### [WORK REQUIRED]
Leave out every picture, then output exactly the lines between the ones holding "What TikZ code" and "(d2.191.3) coordinate (e2);", inclusive, and nothing beyond them.
# # # #
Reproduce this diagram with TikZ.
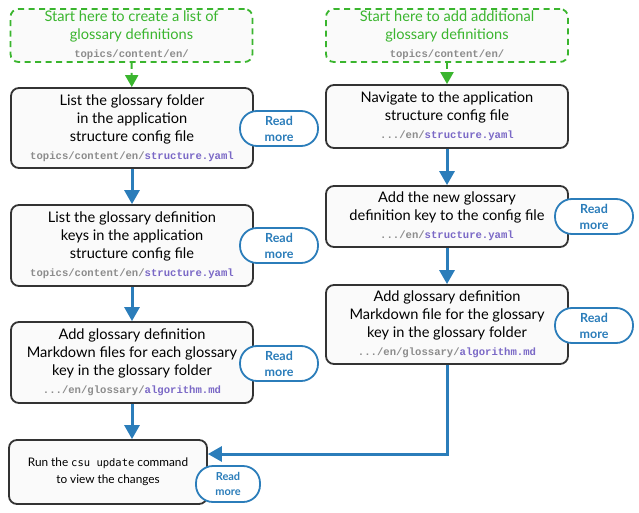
\documentclass[tikz,border=0pt]{standalone}
\usepackage{fontspec}
\setmainfont{Lato}
\newfontfamily\codefont{Liberation Mono}
\newfontfamily\cmdfont{DejaVu Sans Mono}
\usetikzlibrary{positioning,arrows.meta,calc}

\definecolor{startgreen}{HTML}{3AB52E}
\definecolor{flowblue}{HTML}{2B7DBA}
\definecolor{boxline}{HTML}{333333}
\definecolor{boxfill}{HTML}{FAFAFA}
\definecolor{pathgray}{HTML}{8C8C8C}
\definecolor{filepurple}{HTML}{7A68C6}

\newcommand{\pth}[1]{{\codefont\bfseries\fontsize{10.6}{14}\selectfont\color{pathgray}#1}}
\newcommand{\fil}[1]{{\codefont\bfseries\fontsize{10.6}{14}\selectfont\color{filepurple}#1}}
\newcommand{\cmd}[1]{{\cmdfont\fontsize{10.5}{17}\selectfont #1}}

\tikzset{
  stepbox/.style={draw=boxline, line width=1.8pt, fill=boxfill, rounded corners=8pt,
    align=center, font=\fontsize{14.6}{18}\selectfont, inner sep=0pt},
  startbox/.style={draw=startgreen, line width=1.8pt, dash pattern=on 6pt off 4.5pt,
    fill=boxfill, rounded corners=8pt, align=center, text=startgreen,
    font=\fontsize{14.6}{18}\selectfont, inner sep=0pt,
    minimum width=242pt, minimum height=53pt},
  readmore/.style={draw=flowblue, line width=1.8pt, fill=white, rounded corners=17pt,
    align=center, text=flowblue, font=\bfseries\fontsize{12.5}{16}\selectfont,
    minimum width=78pt, minimum height=35pt, inner sep=0pt},
  flow/.style={draw=flowblue, line width=3pt, -{Triangle[width=15pt,length=14pt]}},
  startflow/.style={draw=startgreen, line width=2pt, dash pattern=on 6pt off 4pt,
    -{Triangle[width=13pt,length=12pt]}}
}

\begin{document}
\begin{tikzpicture}[x=1pt,y=-1pt]
  \useasboundingbox (0,0) rectangle (639,513);

  % left column
  \node[startbox] (startL) at (131.5,35.5) {Start here to create a list of\\glossary definitions\\\pth{topics/content/en/}};
  \node[stepbox, minimum width=242pt, minimum height=80pt] (listfolder) at (132,128)
    {List the glossary folder\\in the application\\structure config file\\\pth{topics/content/en/}\fil{structure.yaml}};
  \node[stepbox, minimum width=242pt, minimum height=81pt] (listkeys) at (132,245.5)
    {List the glossary definition\\keys in the application\\structure config file\\\pth{topics/content/en/}\fil{structure.yaml}};
  \node[stepbox, minimum width=242pt, minimum height=81pt] (addfiles) at (132,362.5)
    {Add glossary definition\\Markdown files for each glossary\\key in the glossary folder\\\pth{.../en/glossary/}\fil{algorithm.md}};
  \node[stepbox, minimum width=198pt, minimum height=64pt, font=\fontsize{11.8}{17}\selectfont] (runupdate) at (108,472)
    {Run the \cmd{csu update} command\\to view the changes};

  % right column
  \node[startbox] (startR) at (447,35.5) {Start here to add additional\\glossary definitions\\\pth{topics/content/en/}};
  \node[stepbox, minimum width=242pt, minimum height=63pt] (navigate) at (447,116.5)
    {Navigate to the application\\structure config file\\\pth{.../en/}\fil{structure.yaml}};
  \node[stepbox, minimum width=242pt, minimum height=61pt] (addkey) at (447,216.5)
    {Add the new glossary\\definition key to the config file\\\pth{.../en/}\fil{structure.yaml}};
  \node[stepbox, minimum width=242pt, minimum height=79pt] (addfile) at (447,324.5)
    {Add glossary definition\\Markdown file for the glossary\\key in the glossary folder\\\pth{.../en/glossary/}\fil{algorithm.md}};

  % read more pills
  \node[readmore] (moreA) at (279,128.5) {Read\\more};
  \node[readmore] (moreB) at (279,245.5) {Read\\more};
  \node[readmore] (moreC) at (279,363.5) {Read\\more};
  \node[readmore, minimum width=64pt, minimum height=36pt, font=\bfseries\fontsize{11}{15}\selectfont] (moreD) at (228,484) {Read\\more};
  \node[readmore] (moreE) at (594,216.5) {Read\\more};
  \node[readmore] (moreF) at (594,325.5) {Read\\more};

  % connectors
  \draw[startflow] (startL) -- (listfolder);
  \draw[startflow] (startR) -- (navigate);
  \draw[flow] (listfolder) -- (listkeys);
  \draw[flow] (listkeys) -- (addfiles);
  \draw[flow] (addfiles) -- (runupdate.north -| addfiles.south);
  \draw[flow] (navigate) -- (addkey);
  \draw[flow] (addkey) -- (addfile);
  \draw[flow, rounded corners=0pt] (addfile.south) |- ([yshift=18pt]runupdate.east);
\end{tikzpicture}
\end{document}
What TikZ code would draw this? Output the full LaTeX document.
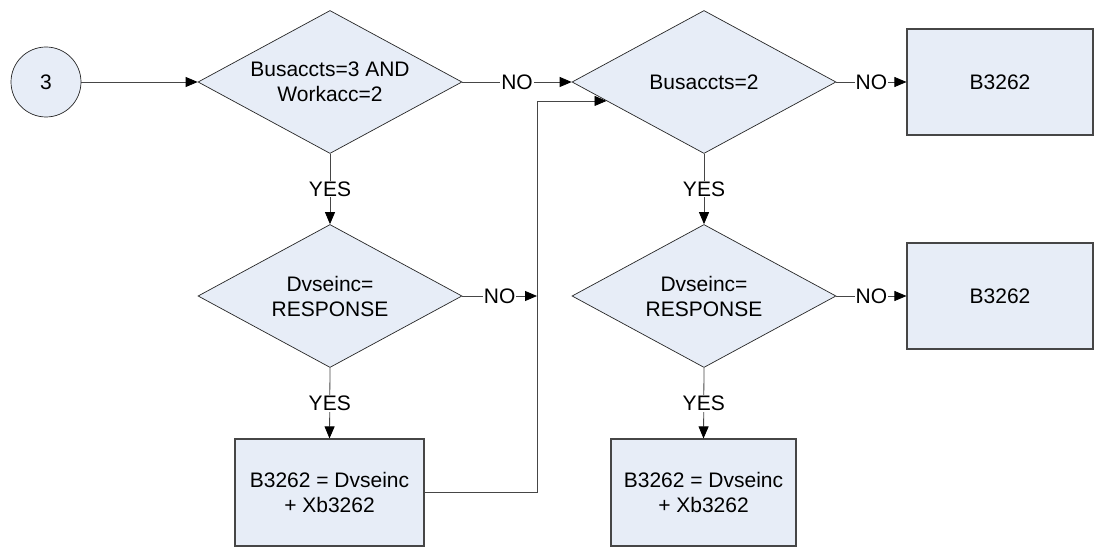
\documentclass[tikz,border=0pt]{standalone}
\usepackage{fontspec}
\setmainfont{Liberation Sans}
\usetikzlibrary{shapes.geometric,arrows.meta}
\definecolor{shapefill}{RGB}{231,237,247}
\definecolor{linegray}{RGB}{70,70,70}
\begin{document}
\begin{tikzpicture}[x=1pt,y=-1pt,
  every node/.style={font=\fontsize{21}{25}\selectfont},
  dec/.style={diamond, draw=black!85, line width=0.7pt, fill=shapefill, aspect=1.85, inner sep=0pt,
              minimum width=264pt, minimum height=143pt, align=center},
  proc/.style={rectangle, draw=linegray, line width=1.1pt, fill=shapefill,
               minimum width=186pt, minimum height=106pt, align=center},
  term/.style={circle, draw=black!85, line width=0.7pt, fill=shapefill, minimum size=70pt, inner sep=0pt},
  conn/.style={draw=linegray, line width=0.8pt, -{Triangle[length=12pt,width=10pt,color=black]}},
  lbl/.style={fill=white, inner sep=1pt}]
\useasboundingbox (0,0) rectangle (1113,553);

\node[term] (c3) at (46,82) {3};
\node[dec] (d1) at (330,82) {Busaccts=3 AND\\Workacc=2};
\node[dec] (d2) at (704,82) {Busaccts=2};
\node[proc] (b1) at (1000,82) {B3262};
\node[dec] (d3) at (330,296) {Dvseinc=\\RESPONSE};
\node[dec] (d4) at (704,296) {Dvseinc=\\RESPONSE};
\node[proc] (b2) at (1000,296) {B3262};
\node[proc, minimum width=189pt, minimum height=107pt] (b3) at (329.5,492.5) {B3262 = Dvseinc\\+ Xb3262};
\node[proc, minimum width=185pt, minimum height=107pt] (b4) at (703.5,492.5) {B3262 = Dvseinc\\+ Xb3262};

\coordinate (jx) at (537,296);
\path (d2.191.3) coordinate (e2);

\draw[conn] (c3) -- (d1);
\draw[conn] (d1.east) -- node[lbl] {NO} (d2.west);
\draw[conn] (d1.south) -- node[lbl] {YES} (d3.north);
\draw[conn] (d3.east) -- node[lbl] {NO} (jx);
\draw[conn] (d3.south) -- node[lbl] {YES} (b3.north);
\draw[conn] (b3.east) -| (jx |- e2) -- (e2);
\draw[conn] (d2.east) -- node[lbl] {NO} (b1.west);
\draw[conn] (d2.south) -- node[lbl] {YES} (d4.north);
\draw[conn] (d4.east) -- node[lbl] {NO} (b2.west);
\draw[conn] (d4.south) -- node[lbl] {YES} (b4.north);
\end{tikzpicture}
\end{document}
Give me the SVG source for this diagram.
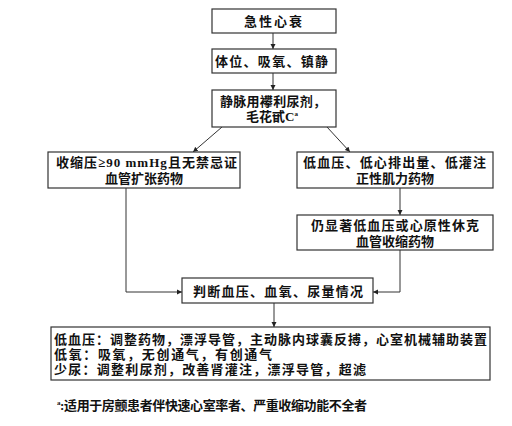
<svg xmlns="http://www.w3.org/2000/svg" width="512" height="426" viewBox="0 0 512 426">
<style>
.box{fill:#fff;stroke:#333;stroke-width:1.2}
.t{font-family:"Liberation Serif","Noto Sans CJK SC",serif;font-size:13px;fill:#111;font-weight:bold}
.tc{text-anchor:middle}
.ln{fill:none;stroke:#333;stroke-width:1}
</style>
<defs>
<marker id="ah" markerWidth="6" markerHeight="6" refX="5" refY="3" orient="auto" markerUnits="userSpaceOnUse">
<path d="M0,0.5 L5,3 L0,5.5 Z" fill="#222"/>
</marker>
</defs>
<rect width="512" height="426" fill="#fff"/>
<g id="connectors">
<line class="ln" x1="273" y1="33" x2="273" y2="49" marker-end="url(#ah)"/>
<line class="ln" x1="273" y1="73" x2="273" y2="90" marker-end="url(#ah)"/>
<line class="ln" x1="222" y1="127" x2="193" y2="152" marker-end="url(#ah)"/>
<line class="ln" x1="327" y1="127" x2="350" y2="152" marker-end="url(#ah)"/>
<line class="ln" x1="400" y1="188" x2="400" y2="215" marker-end="url(#ah)"/>
<polyline class="ln" points="126,188 126,292 182,292" marker-end="url(#ah)"/>
<polyline class="ln" points="400,250 400,292 373,292" marker-end="url(#ah)"/>
<line class="ln" x1="274" y1="303" x2="274" y2="327" marker-end="url(#ah)"/>
</g>
<g id="n1">
<rect class="box" x="212" y="9" width="124" height="24"/>
<text class="t tc" x="274" y="26" letter-spacing="2">急性心衰</text>
</g>
<g id="n2">
<rect class="box" x="212" y="49" width="124" height="24"/>
<text class="t" x="215" y="66" textLength="113">体位、吸氧、镇静</text>
</g>
<g id="n3">
<rect class="box" x="212" y="90" width="124" height="37"/>
<text class="t" x="220" y="106" textLength="106">静脉用襻利尿剂，</text>
<text class="t" x="246" y="121">毛花甙C<tspan font-size="7" dy="-5">a</tspan></text>
</g>
<g id="n4">
<rect class="box" x="48" y="152" width="192" height="36"/>
<text class="t" x="56" y="167" textLength="181">收缩压≥90 mmHg且无禁忌证</text>
<text class="t tc" x="144" y="183">血管扩张药物</text>
</g>
<g id="n5">
<rect class="box" x="297" y="152" width="196" height="36"/>
<text class="t" x="303" y="167" textLength="183">低血压、低心排出量、低灌注</text>
<text class="t tc" x="395" y="183">正性肌力药物</text>
</g>
<g id="n6">
<rect class="box" x="297" y="215" width="196" height="35"/>
<text class="t" x="311" y="230" textLength="168">仍显著低血压或心原性休克</text>
<text class="t tc" x="395" y="246">血管收缩药物</text>
</g>
<g id="n7">
<rect class="box" x="182" y="278" width="191" height="25"/>
<text class="t" x="193" y="296" textLength="170">判断血压、血氧、尿量情况</text>
</g>
<g id="n8">
<rect class="box" x="51" y="327" width="439" height="53"/>
<text class="t" x="54" y="344" textLength="433">低血压：调整药物，漂浮导管，主动脉内球囊反搏，心室机械辅助装置</text>
<text class="t" x="54" y="359" textLength="218">低氧：吸氧，无创通气，有创通气</text>
<text class="t" x="54" y="374" textLength="312">少尿：调整利尿剂，改善肾灌注，漂浮导管，超滤</text>
</g>
<g id="footnote">
<text class="t" x="57" y="410" font-weight="normal" textLength="310"><tspan font-size="7" dy="-5">a</tspan><tspan dy="5">:适用于房颤患者伴快速心室率者、严重收缩功能不全者</tspan></text>
</g>
</svg>
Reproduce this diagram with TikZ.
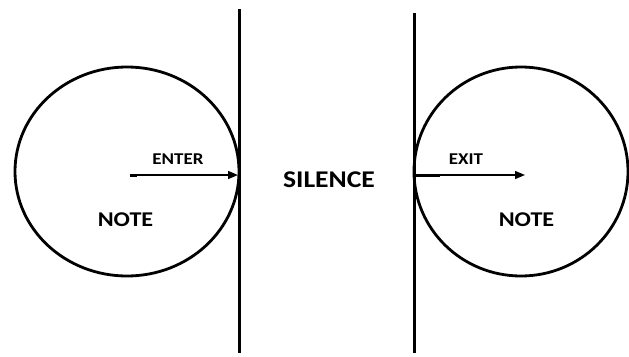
\documentclass[tikz,border=0pt]{standalone}
\usepackage{fontspec}
\setmainfont{Carlito}[FakeStretch=1.15]
\usetikzlibrary{arrows.meta}

\begin{document}
\begin{tikzpicture}[x=1pt,y=-1pt,
  bar/.style={line width=3pt},
  ring/.style={line width=2.8pt},
  move/.style={line width=1.4pt,-{Triangle[length=10pt,width=8pt]}},
  tag/.style={font=\fontsize{16.5}{18}\selectfont\bfseries,inner sep=0pt},
  word/.style={font=\fontsize{21}{24}\selectfont\bfseries,inner sep=0pt}]
  \useasboundingbox (0,0) rectangle (629,356);
  % the two bars
  \draw[bar] (239.5,9) -- (239.5,353);
  \draw[bar] (414,13) -- (414,353);
  % the two notes
  \draw[ring] (127,171.5) ellipse [x radius=112, y radius=104.5];
  \draw[ring] (521,171.5) ellipse [x radius=107, y radius=104.5];
  % enter
  \coordinate (inA) at (130,175);
  \coordinate (inB) at (137,175);
  \coordinate (inC) at (238,175);
  \draw[line width=3pt] (inA) -- (inB);
  \draw[move] (inB) -- (inC);
  \node[tag] (enter) at (178,159) {ENTER};
  % exit
  \coordinate (outA) at (416,175);
  \coordinate (outB) at (440,175);
  \coordinate (outC) at (525,175);
  \draw[line width=3pt] (outA) -- (outB);
  \draw[move] (outB) -- (outC);
  \node[tag] (exit) at (466,159) {EXIT};
  % labels
  \node[font=\fontsize{24}{28}\selectfont\bfseries,inner sep=0pt] (silence) at (329,180) {SILENCE};
  \node[word] (noteL) at (125.5,220) {NOTE};
  \node[word] (noteR) at (526.5,220) {NOTE};
\end{tikzpicture}
\end{document}
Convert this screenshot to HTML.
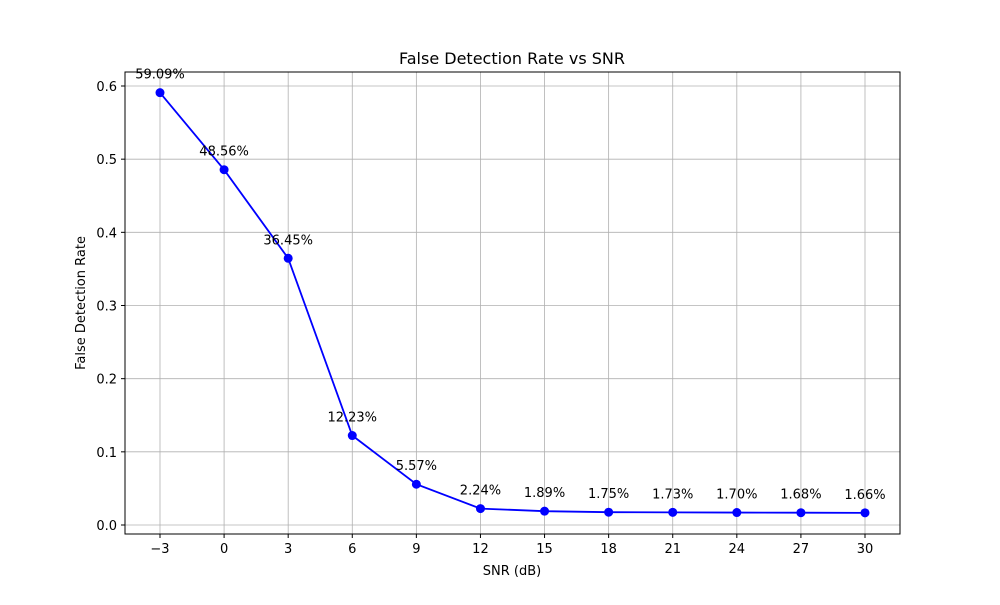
<!DOCTYPE html>
<html><head><meta charset="utf-8"><style>
body{margin:0;background:#fff;font-family:"Liberation Sans","DejaVu Sans",sans-serif;}
svg text{font-family:"DejaVu Sans","Liberation Sans",sans-serif;}
</style></head><body>
<svg id="chart" width="1000" height="600" xmlns="http://www.w3.org/2000/svg">
<rect width="1000" height="600" fill="#fff"/>
<g id="grid"></g>
<g id="ticks"></g>
<rect x="125" y="72" width="775" height="462" fill="none" stroke="#000" stroke-width="1"/>
<g id="series"></g>
<text x="512" y="64" font-size="16" text-anchor="middle">False Detection Rate vs SNR</text>
<text x="512" y="575" font-size="13" text-anchor="middle">SNR (dB)</text>
<text transform="translate(85,303) rotate(-90)" font-size="13" text-anchor="middle">False Detection Rate</text>
</svg>
<script>
const snr=[-3,0,3,6,9,12,15,18,21,24,27,30];
const rate=[0.5909,0.4856,0.3645,0.1223,0.0557,0.0224,0.0189,0.0175,0.0173,0.0170,0.0168,0.0166];
const labels=["59.09%","48.56%","36.45%","12.23%","5.57%","2.24%","1.89%","1.75%","1.73%","1.70%","1.68%","1.66%"];
const yTicks=[0.0,0.1,0.2,0.3,0.4,0.5,0.6];
const xTicks=[-3,0,3,6,9,12,15,18,21,24,27,30];
const xs=v=>160+(v+3)*(705/33);
const ys=v=>525-v*(439/0.6);
const NS="http://www.w3.org/2000/svg";
function mk(t,a,p){const e=document.createElementNS(NS,t);for(const k in a)e.setAttribute(k,a[k]);p.appendChild(e);return e;}
const grid=document.getElementById('grid'),ticks=document.getElementById('ticks'),ser=document.getElementById('series');
xTicks.forEach(v=>{const x=xs(v);
const g=mk('line',{x1:x,x2:x,y1:72,y2:534,stroke:'#b0b0b0','stroke-width':0.8},grid);


mk('line',{x1:x,x2:x,y1:534,y2:538,stroke:'#000'},ticks);
const t=mk('text',{x:x,y:553,'font-size':13,'text-anchor':'middle'},ticks);t.textContent=v<0?'\u2212'+(-v):v;

});
yTicks.forEach(v=>{const y=ys(v);
const g=mk('line',{x1:125,x2:900,y1:y,y2:y,stroke:'#b0b0b0','stroke-width':0.8},grid);


mk('line',{x1:121,x2:125,y1:y,y2:y,stroke:'#000'},ticks);
const t=mk('text',{x:117,y:y+5,'font-size':13,'text-anchor':'end'},ticks);t.textContent=v.toFixed(1);

});
const pl=mk('polyline',{points:snr.map((s,i)=>xs(s)+','+ys(rate[i])).join(' '),fill:'none',stroke:'#0000ff','stroke-width':1.8},ser);


snr.forEach((s,i)=>{const x=xs(s),y=ys(rate[i]);
const c=mk('circle',{cx:x,cy:y,r:4.5,fill:'#0000ff'},ser);


const t=mk('text',{x:x,y:y-14,'font-size':13,'text-anchor':'middle'},ser);t.textContent=labels[i];

});
</script>
</body></html>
# # # #
### [COMPLETE OUTPUT]
What TikZ code would draw this? Output the full LaTeX document.
\documentclass[tikz,border=0pt]{standalone}
\usepackage{fontspec}
\setmainfont{Liberation Sans}
\usetikzlibrary{shapes.geometric,arrows.meta}
\definecolor{shapefill}{RGB}{231,237,247}
\definecolor{linegray}{RGB}{70,70,70}
\begin{document}
\begin{tikzpicture}[x=1pt,y=-1pt,
  every node/.style={font=\fontsize{21}{25}\selectfont},
  dec/.style={diamond, draw=black!85, line width=0.7pt, fill=shapefill, aspect=1.85, inner sep=0pt,
              minimum width=264pt, minimum height=143pt, align=center},
  proc/.style={rectangle, draw=linegray, line width=1.1pt, fill=shapefill,
               minimum width=186pt, minimum height=106pt, align=center},
  term/.style={circle, draw=black!85, line width=0.7pt, fill=shapefill, minimum size=70pt, inner sep=0pt},
  conn/.style={draw=linegray, line width=0.8pt, -{Triangle[length=12pt,width=10pt,color=black]}},
  lbl/.style={fill=white, inner sep=1pt}]
\useasboundingbox (0,0) rectangle (1113,553);

\node[term] (c3) at (46,82) {3};
\node[dec] (d1) at (330,82) {Busaccts=3 AND\\Workacc=2};
\node[dec] (d2) at (704,82) {Busaccts=2};
\node[proc] (b1) at (1000,82) {B3262};
\node[dec] (d3) at (330,296) {Dvseinc=\\RESPONSE};
\node[dec] (d4) at (704,296) {Dvseinc=\\RESPONSE};
\node[proc] (b2) at (1000,296) {B3262};
\node[proc, minimum width=189pt, minimum height=107pt] (b3) at (329.5,492.5) {B3262 = Dvseinc\\+ Xb3262};
\node[proc, minimum width=185pt, minimum height=107pt] (b4) at (703.5,492.5) {B3262 = Dvseinc\\+ Xb3262};

\coordinate (jx) at (537,296);
\path (d2.191.3) coordinate (e2);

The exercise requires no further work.